I began to transform my portrayal of busyness into actual busyness, which acted as a replacement for old comforting vices as my primary coping mechanism. However rudderless, the discovery that I had the strength to take action was a spark that lit the flame of a newfound sense of empowerment. The looming meaninglessness of my life kept me humble and constantly reassessing whether the action I was taking corresponded with remedying the absence of purpose. As the fog began to clear, giving way to important lessons embedded in honest reflection, a slow and arduous process of learning to get out of my own way and not succumb to resistance followed. I had found no answers to my dilemma, but I was opening my boundaries and taking responsibility for myself.
The ability of many to take action in their own lives is often crippled by fear and doubt. They would sacrifice anything if only they could overcome it. As much as I now believe that getting what you want is all about getting off your ass and getting it, I’ve been on both sides and know things aren’t as conveniently black and white as we’d all like them to be. I’m very grateful in that I’ve been positioned on a collision course with such a rich variety of things that make me passionate about living when I know people personally who are desperately searching for just one. While the responsibilities I carry can be burdensome at times, they are burdens of my choosing, and through bearing them I’ve made myself an asset to others which is a constant source of gratification.

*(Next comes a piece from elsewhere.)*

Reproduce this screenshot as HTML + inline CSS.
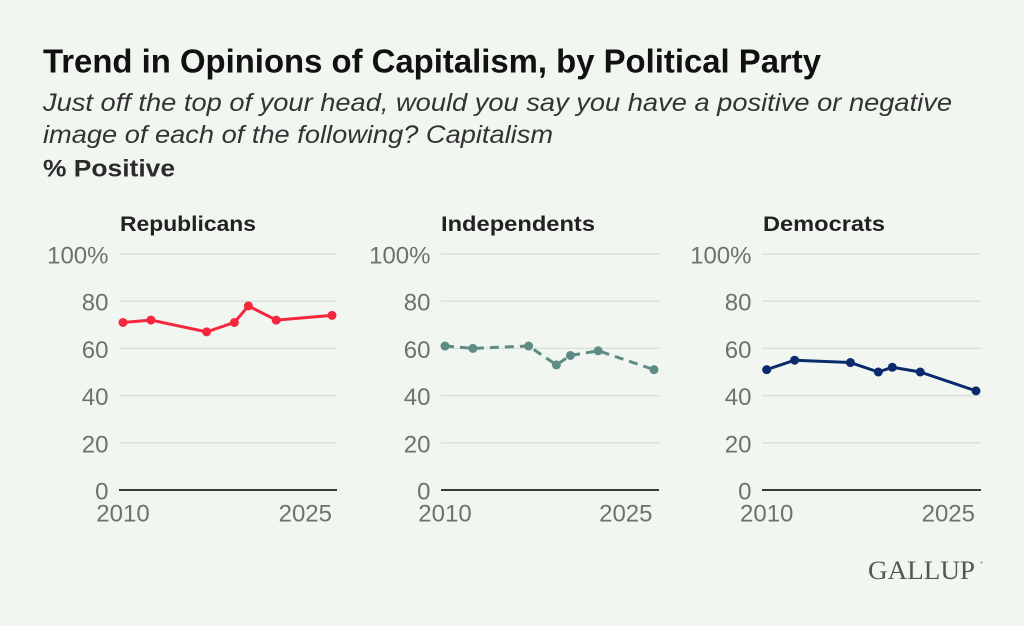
<!DOCTYPE html>
<html>
<head>
<meta charset="utf-8">
<style>
  html, body { margin:0; padding:0; background:#f1f7f0; }
  svg { display:block; }
</style>
</head>
<body>
<svg width="1024" height="626" viewBox="0 0 1024 626" xmlns="http://www.w3.org/2000/svg">
  <rect x="0" y="0" width="1024" height="626" fill="#f1f7f0"/>

  <!-- Title block -->
  <text x="43" y="72.5" font-family="Liberation Sans, sans-serif" font-weight="bold" font-size="33" fill="#111" textLength="778" lengthAdjust="spacingAndGlyphs">Trend in Opinions of Capitalism, by Political Party</text>
  <text x="43" y="111" font-family="Liberation Sans, sans-serif" font-style="italic" font-size="25" fill="#333" textLength="909" lengthAdjust="spacingAndGlyphs">Just off the top of your head, would you say you have a positive or negative</text>
  <text x="43" y="143" font-family="Liberation Sans, sans-serif" font-style="italic" font-size="25" fill="#333" textLength="510" lengthAdjust="spacingAndGlyphs">image of each of the following? Capitalism</text>
  <text x="43" y="176.5" font-family="Liberation Sans, sans-serif" font-weight="bold" font-size="24" fill="#2b2b2b" textLength="132" lengthAdjust="spacingAndGlyphs">% Positive</text>

  <g font-family="Liberation Sans, sans-serif">
    <!-- Panel titles -->
    <text x="120" y="231" font-weight="bold" font-size="21" fill="#222" textLength="136" lengthAdjust="spacingAndGlyphs">Republicans</text>
    <text x="441" y="231" font-weight="bold" font-size="21" fill="#222" textLength="154" lengthAdjust="spacingAndGlyphs">Independents</text>
    <text x="763" y="231" font-weight="bold" font-size="21" fill="#222" textLength="122" lengthAdjust="spacingAndGlyphs">Democrats</text>

    <!-- Gridlines -->
    <g stroke="#dcdfdb" stroke-width="1.5">
      <line x1="119" x2="337" y1="254" y2="254"/>
      <line x1="119" x2="337" y1="301.2" y2="301.2"/>
      <line x1="119" x2="337" y1="348.4" y2="348.4"/>
      <line x1="119" x2="337" y1="395.6" y2="395.6"/>
      <line x1="119" x2="337" y1="442.8" y2="442.8"/>

      <line x1="441" x2="659" y1="254" y2="254"/>
      <line x1="441" x2="659" y1="301.2" y2="301.2"/>
      <line x1="441" x2="659" y1="348.4" y2="348.4"/>
      <line x1="441" x2="659" y1="395.6" y2="395.6"/>
      <line x1="441" x2="659" y1="442.8" y2="442.8"/>

      <line x1="762" x2="981" y1="254" y2="254"/>
      <line x1="762" x2="981" y1="301.2" y2="301.2"/>
      <line x1="762" x2="981" y1="348.4" y2="348.4"/>
      <line x1="762" x2="981" y1="395.6" y2="395.6"/>
      <line x1="762" x2="981" y1="442.8" y2="442.8"/>
    </g>
    <!-- Zero axis -->
    <g stroke="#3a3a3a" stroke-width="2">
      <line x1="119" x2="337" y1="490" y2="490"/>
      <line x1="441" x2="659" y1="490" y2="490"/>
      <line x1="762" x2="981" y1="490" y2="490"/>
    </g>

    <!-- Y tick labels -->
    <g font-size="24" fill="#707070" text-anchor="end">
      <text x="108.5" y="263.5">100%</text>
      <text x="108.5" y="310.7">80</text>
      <text x="108.5" y="357.9">60</text>
      <text x="108.5" y="405.1">40</text>
      <text x="108.5" y="452.3">20</text>
      <text x="108.5" y="499.5">0</text>

      <text x="430.5" y="263.5">100%</text>
      <text x="430.5" y="310.7">80</text>
      <text x="430.5" y="357.9">60</text>
      <text x="430.5" y="405.1">40</text>
      <text x="430.5" y="452.3">20</text>
      <text x="430.5" y="499.5">0</text>

      <text x="751.5" y="263.5">100%</text>
      <text x="751.5" y="310.7">80</text>
      <text x="751.5" y="357.9">60</text>
      <text x="751.5" y="405.1">40</text>
      <text x="751.5" y="452.3">20</text>
      <text x="751.5" y="499.5">0</text>
    </g>

    <!-- X tick labels -->
    <g font-size="24" fill="#707070">
      <text x="123" y="521.5" text-anchor="middle">2010</text>
      <text x="332" y="521.5" text-anchor="end">2025</text>
      <text x="445" y="521.5" text-anchor="middle">2010</text>
      <text x="652.5" y="521.5" text-anchor="end">2025</text>
      <text x="766.7" y="521.5" text-anchor="middle">2010</text>
      <text x="975" y="521.5" text-anchor="end">2025</text>
    </g>
  </g>

  <!-- Republicans series -->
  <polyline fill="none" stroke="#f5263d" stroke-width="3" stroke-linejoin="round" stroke-linecap="round"
    points="123,322.44 150.9,320.08 206.6,331.88 234.4,322.44 248.4,305.92 276.2,320.08 332,315.36"/>
  <g fill="#f5263d">
    <circle cx="123" cy="322.44" r="4.5"/>
    <circle cx="150.9" cy="320.08" r="4.5"/>
    <circle cx="206.6" cy="331.88" r="4.5"/>
    <circle cx="234.4" cy="322.44" r="4.5"/>
    <circle cx="248.4" cy="305.92" r="4.5"/>
    <circle cx="276.2" cy="320.08" r="4.5"/>
    <circle cx="332" cy="315.36" r="4.5"/>
  </g>

  <!-- Independents series -->
  <polyline fill="none" stroke="#5e8c85" stroke-width="3" stroke-dasharray="9 6" stroke-linejoin="round"
    points="445,346.04 472.9,348.4 528.6,346.04 556.4,364.92 570.4,355.48 598.2,350.76 654,369.64"/>
  <g fill="#5e8c85">
    <circle cx="445" cy="346.04" r="4.5"/>
    <circle cx="472.9" cy="348.4" r="4.5"/>
    <circle cx="528.6" cy="346.04" r="4.5"/>
    <circle cx="556.4" cy="364.92" r="4.5"/>
    <circle cx="570.4" cy="355.48" r="4.5"/>
    <circle cx="598.2" cy="350.76" r="4.5"/>
    <circle cx="654" cy="369.64" r="4.5"/>
  </g>

  <!-- Democrats series -->
  <polyline fill="none" stroke="#0b2a6e" stroke-width="3" stroke-linejoin="round" stroke-linecap="round"
    points="766.7,369.64 794.6,360.2 850.4,362.56 878.3,372 892.3,367.28 920.2,372 976,390.88"/>
  <g fill="#0b2a6e">
    <circle cx="766.7" cy="369.64" r="4.5"/>
    <circle cx="794.6" cy="360.2" r="4.5"/>
    <circle cx="850.4" cy="362.56" r="4.5"/>
    <circle cx="878.3" cy="372" r="4.5"/>
    <circle cx="892.3" cy="367.28" r="4.5"/>
    <circle cx="920.2" cy="372" r="4.5"/>
    <circle cx="976" cy="390.88" r="4.5"/>
  </g>

  <!-- Gallup logo -->
  <text x="868" y="579" font-family="Liberation Serif, serif" font-size="26" fill="#555" textLength="107" lengthAdjust="spacingAndGlyphs">GALLUP</text>
  <circle cx="981.5" cy="562.5" r="1" fill="#888"/>
</svg>
</body>
</html>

Ultimately the value of “busy” is dictated by our choices. When those choices are aligned with that which brings us satisfaction and meaning, it can be an absolute gift. When it’s used as a term to deflect or excuse one’s obligations, rejecting opportunity in favor of safety, it’s a manifestation of fear and weakness. Some of the happiest, most gracious people I know are also the busiest, but you’re likely to never hear them depict themselves as such which is intentional. They know the path laid behind them and celebrate the chance they have in every moment to take advantage of new opportunities.
In that same vein, I’m infinitely grateful to be busy and have no desire to diminish others by touting my good fortune, nor do I wish to follow in the footsteps of my forebears and project that the people that want to be a part of my life are obstacles to be overcome in my pursuit. As the old adage goes, “You don’t have time unless you make time”, and I will always fight my nature to face new challenges, as well as maintain a willingness to put my responsibilities on hold to appreciate a moment shared with those who enrich the enjoyment of my life. What about you?